begin INFORMATION PROVIDED
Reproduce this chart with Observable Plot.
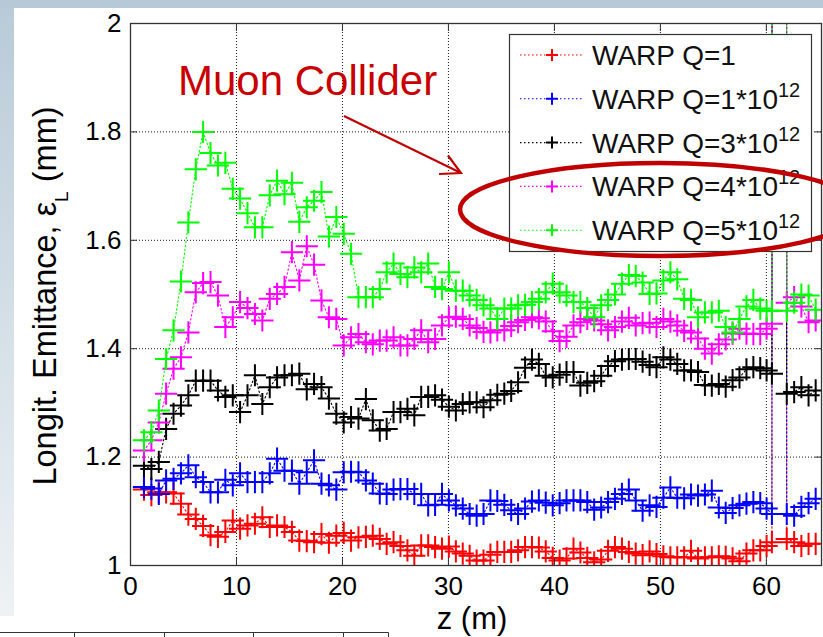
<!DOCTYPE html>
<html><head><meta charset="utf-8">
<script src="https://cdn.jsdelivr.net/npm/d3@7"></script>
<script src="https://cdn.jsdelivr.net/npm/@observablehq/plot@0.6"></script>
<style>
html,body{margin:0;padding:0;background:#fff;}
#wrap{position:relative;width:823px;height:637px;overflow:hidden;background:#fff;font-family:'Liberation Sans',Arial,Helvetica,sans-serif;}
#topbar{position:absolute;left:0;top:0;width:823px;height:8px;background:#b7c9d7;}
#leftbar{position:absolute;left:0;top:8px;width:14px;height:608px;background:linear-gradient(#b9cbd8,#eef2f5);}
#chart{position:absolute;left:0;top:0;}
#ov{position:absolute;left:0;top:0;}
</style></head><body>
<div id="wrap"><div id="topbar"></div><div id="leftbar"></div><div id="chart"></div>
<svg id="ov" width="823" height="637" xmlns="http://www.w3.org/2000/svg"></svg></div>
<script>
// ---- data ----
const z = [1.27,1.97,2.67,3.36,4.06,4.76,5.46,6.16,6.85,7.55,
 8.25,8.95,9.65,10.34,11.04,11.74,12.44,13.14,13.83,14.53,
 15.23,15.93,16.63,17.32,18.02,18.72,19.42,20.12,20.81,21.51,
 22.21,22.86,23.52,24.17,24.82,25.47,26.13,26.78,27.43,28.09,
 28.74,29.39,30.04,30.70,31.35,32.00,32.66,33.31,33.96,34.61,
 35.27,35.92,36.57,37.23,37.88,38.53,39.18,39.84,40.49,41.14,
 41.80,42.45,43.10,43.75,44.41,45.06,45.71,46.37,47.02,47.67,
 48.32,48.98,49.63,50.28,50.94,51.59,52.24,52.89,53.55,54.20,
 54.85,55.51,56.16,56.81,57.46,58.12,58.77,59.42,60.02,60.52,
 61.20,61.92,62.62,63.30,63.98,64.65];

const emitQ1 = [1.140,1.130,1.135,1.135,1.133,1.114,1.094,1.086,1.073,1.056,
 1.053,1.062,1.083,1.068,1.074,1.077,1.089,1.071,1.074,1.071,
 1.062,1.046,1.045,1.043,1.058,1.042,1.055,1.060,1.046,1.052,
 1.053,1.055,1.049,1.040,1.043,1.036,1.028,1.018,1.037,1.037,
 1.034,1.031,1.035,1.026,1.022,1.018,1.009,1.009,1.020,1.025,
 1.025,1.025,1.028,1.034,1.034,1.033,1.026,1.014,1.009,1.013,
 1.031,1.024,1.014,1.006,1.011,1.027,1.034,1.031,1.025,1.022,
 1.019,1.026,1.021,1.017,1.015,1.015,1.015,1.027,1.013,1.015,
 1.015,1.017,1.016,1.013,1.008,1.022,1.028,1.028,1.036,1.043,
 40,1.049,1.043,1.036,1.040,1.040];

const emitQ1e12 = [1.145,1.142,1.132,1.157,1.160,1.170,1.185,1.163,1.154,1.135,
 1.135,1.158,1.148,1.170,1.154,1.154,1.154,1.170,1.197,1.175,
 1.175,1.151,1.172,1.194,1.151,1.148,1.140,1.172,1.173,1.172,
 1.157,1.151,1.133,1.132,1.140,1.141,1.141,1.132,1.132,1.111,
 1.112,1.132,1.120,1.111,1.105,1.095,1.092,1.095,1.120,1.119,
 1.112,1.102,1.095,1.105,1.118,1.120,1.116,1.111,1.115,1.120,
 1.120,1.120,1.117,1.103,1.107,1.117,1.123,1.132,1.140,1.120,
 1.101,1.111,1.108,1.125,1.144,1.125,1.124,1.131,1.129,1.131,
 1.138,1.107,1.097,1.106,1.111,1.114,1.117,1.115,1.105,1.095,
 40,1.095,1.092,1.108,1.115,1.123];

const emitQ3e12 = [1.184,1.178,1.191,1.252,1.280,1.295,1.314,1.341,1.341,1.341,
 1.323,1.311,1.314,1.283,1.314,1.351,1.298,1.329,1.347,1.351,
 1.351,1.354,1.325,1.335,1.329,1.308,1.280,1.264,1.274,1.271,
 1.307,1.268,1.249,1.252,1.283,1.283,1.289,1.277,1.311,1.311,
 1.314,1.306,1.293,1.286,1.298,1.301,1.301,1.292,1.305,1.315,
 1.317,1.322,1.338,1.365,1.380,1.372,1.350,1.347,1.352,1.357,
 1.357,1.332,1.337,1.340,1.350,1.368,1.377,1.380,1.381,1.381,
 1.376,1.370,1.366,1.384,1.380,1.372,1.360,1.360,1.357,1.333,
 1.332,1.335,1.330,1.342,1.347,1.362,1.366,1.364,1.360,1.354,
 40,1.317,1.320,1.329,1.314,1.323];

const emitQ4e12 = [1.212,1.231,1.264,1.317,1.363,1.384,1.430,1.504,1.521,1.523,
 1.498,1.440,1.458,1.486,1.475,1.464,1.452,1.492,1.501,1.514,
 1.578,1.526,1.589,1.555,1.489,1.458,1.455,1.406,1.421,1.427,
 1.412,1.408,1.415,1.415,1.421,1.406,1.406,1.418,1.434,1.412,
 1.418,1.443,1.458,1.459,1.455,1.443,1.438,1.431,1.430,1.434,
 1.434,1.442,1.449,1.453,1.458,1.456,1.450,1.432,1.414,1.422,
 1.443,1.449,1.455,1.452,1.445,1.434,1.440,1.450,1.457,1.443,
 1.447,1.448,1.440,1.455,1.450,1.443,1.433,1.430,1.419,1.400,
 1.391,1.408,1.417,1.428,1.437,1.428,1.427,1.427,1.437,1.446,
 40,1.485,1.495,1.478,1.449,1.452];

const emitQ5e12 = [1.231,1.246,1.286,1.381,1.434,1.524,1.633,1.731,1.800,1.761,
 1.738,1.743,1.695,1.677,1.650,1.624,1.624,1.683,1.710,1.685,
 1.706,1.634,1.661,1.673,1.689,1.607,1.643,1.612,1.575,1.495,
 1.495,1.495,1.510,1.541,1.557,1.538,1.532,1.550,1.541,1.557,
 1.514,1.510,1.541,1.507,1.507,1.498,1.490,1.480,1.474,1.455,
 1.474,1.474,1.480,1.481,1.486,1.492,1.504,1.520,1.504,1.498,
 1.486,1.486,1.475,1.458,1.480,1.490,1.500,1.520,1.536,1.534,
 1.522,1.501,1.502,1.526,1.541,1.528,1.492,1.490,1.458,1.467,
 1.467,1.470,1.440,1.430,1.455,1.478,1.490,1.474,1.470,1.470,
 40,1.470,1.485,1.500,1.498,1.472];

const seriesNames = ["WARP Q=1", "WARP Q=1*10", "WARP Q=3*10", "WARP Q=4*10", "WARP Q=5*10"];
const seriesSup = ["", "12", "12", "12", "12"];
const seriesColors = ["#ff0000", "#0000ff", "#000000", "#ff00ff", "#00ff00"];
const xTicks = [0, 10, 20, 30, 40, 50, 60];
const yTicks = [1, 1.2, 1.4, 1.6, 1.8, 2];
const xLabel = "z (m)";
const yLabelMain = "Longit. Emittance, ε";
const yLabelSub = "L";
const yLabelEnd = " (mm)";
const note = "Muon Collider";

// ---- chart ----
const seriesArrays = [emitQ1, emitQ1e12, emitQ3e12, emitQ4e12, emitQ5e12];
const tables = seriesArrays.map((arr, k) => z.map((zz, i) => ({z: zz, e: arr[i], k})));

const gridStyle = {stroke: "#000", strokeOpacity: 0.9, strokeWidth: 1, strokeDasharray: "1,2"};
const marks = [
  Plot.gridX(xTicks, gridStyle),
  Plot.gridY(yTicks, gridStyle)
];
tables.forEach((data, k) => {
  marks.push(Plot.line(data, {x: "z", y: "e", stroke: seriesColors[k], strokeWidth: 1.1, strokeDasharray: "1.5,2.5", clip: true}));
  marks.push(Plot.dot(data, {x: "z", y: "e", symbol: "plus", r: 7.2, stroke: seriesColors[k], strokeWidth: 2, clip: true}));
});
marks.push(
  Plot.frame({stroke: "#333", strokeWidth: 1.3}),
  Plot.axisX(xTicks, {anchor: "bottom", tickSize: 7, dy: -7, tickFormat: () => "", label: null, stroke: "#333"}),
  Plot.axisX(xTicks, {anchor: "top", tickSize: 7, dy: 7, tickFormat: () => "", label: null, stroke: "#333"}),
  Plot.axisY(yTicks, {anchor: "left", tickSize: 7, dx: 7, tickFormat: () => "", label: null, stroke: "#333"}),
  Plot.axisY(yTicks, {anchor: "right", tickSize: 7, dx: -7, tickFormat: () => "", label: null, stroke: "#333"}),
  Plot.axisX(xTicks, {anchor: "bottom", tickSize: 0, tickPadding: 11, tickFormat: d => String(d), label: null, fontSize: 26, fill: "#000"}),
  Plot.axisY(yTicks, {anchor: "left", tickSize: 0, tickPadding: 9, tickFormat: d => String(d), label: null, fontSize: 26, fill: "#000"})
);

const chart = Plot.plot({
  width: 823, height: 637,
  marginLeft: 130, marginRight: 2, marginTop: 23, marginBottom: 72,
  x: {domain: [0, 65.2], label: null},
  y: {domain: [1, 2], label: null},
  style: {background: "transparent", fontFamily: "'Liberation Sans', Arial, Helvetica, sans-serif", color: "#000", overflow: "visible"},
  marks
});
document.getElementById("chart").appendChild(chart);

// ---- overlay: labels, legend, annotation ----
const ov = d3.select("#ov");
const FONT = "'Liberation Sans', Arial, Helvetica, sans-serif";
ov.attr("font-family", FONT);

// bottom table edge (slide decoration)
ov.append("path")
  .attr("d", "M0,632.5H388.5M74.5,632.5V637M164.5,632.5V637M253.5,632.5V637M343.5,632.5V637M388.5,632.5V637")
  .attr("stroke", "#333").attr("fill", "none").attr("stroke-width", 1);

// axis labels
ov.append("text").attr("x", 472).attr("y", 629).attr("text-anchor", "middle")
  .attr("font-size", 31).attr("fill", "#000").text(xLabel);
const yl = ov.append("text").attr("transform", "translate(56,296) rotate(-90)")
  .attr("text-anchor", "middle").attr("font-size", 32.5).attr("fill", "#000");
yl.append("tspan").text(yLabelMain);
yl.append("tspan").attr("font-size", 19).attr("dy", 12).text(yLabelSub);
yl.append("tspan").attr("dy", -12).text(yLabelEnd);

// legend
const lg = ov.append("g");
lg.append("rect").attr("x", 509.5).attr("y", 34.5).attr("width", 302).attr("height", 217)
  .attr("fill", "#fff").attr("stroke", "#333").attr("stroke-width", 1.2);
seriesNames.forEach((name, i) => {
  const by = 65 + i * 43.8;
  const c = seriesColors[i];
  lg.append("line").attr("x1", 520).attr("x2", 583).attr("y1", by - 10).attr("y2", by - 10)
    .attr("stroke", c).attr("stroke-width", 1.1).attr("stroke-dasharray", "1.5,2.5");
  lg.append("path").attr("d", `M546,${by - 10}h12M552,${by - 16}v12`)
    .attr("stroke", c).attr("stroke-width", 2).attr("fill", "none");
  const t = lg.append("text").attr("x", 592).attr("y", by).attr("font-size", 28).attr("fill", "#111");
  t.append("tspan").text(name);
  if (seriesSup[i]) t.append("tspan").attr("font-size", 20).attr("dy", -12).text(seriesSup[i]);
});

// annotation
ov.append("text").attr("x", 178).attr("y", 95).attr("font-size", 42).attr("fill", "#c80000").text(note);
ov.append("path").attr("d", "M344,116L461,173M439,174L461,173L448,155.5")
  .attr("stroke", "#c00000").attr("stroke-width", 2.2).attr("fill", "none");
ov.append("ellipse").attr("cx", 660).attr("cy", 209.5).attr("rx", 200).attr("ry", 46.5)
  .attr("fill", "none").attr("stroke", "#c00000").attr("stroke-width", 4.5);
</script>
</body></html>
end INFORMATION PROVIDED
Your task is to restate word for word the lines from the top of the data to the line containing "61.20,61.92,62.62,63.30,63.98,64.65];", both ends included, with every picture left out.

Reproduce this chart with Observable Plot.
<!DOCTYPE html>
<html><head><meta charset="utf-8">
<script src="https://cdn.jsdelivr.net/npm/d3@7"></script>
<script src="https://cdn.jsdelivr.net/npm/@observablehq/plot@0.6"></script>
<style>
html,body{margin:0;padding:0;background:#fff;}
#wrap{position:relative;width:823px;height:637px;overflow:hidden;background:#fff;font-family:'Liberation Sans',Arial,Helvetica,sans-serif;}
#topbar{position:absolute;left:0;top:0;width:823px;height:8px;background:#b7c9d7;}
#leftbar{position:absolute;left:0;top:8px;width:14px;height:608px;background:linear-gradient(#b9cbd8,#eef2f5);}
#chart{position:absolute;left:0;top:0;}
#ov{position:absolute;left:0;top:0;}
</style></head><body>
<div id="wrap"><div id="topbar"></div><div id="leftbar"></div><div id="chart"></div>
<svg id="ov" width="823" height="637" xmlns="http://www.w3.org/2000/svg"></svg></div>
<script>
// ---- data ----
const z = [1.27,1.97,2.67,3.36,4.06,4.76,5.46,6.16,6.85,7.55,
 8.25,8.95,9.65,10.34,11.04,11.74,12.44,13.14,13.83,14.53,
 15.23,15.93,16.63,17.32,18.02,18.72,19.42,20.12,20.81,21.51,
 22.21,22.86,23.52,24.17,24.82,25.47,26.13,26.78,27.43,28.09,
 28.74,29.39,30.04,30.70,31.35,32.00,32.66,33.31,33.96,34.61,
 35.27,35.92,36.57,37.23,37.88,38.53,39.18,39.84,40.49,41.14,
 41.80,42.45,43.10,43.75,44.41,45.06,45.71,46.37,47.02,47.67,
 48.32,48.98,49.63,50.28,50.94,51.59,52.24,52.89,53.55,54.20,
 54.85,55.51,56.16,56.81,57.46,58.12,58.77,59.42,60.02,60.52,
 61.20,61.92,62.62,63.30,63.98,64.65];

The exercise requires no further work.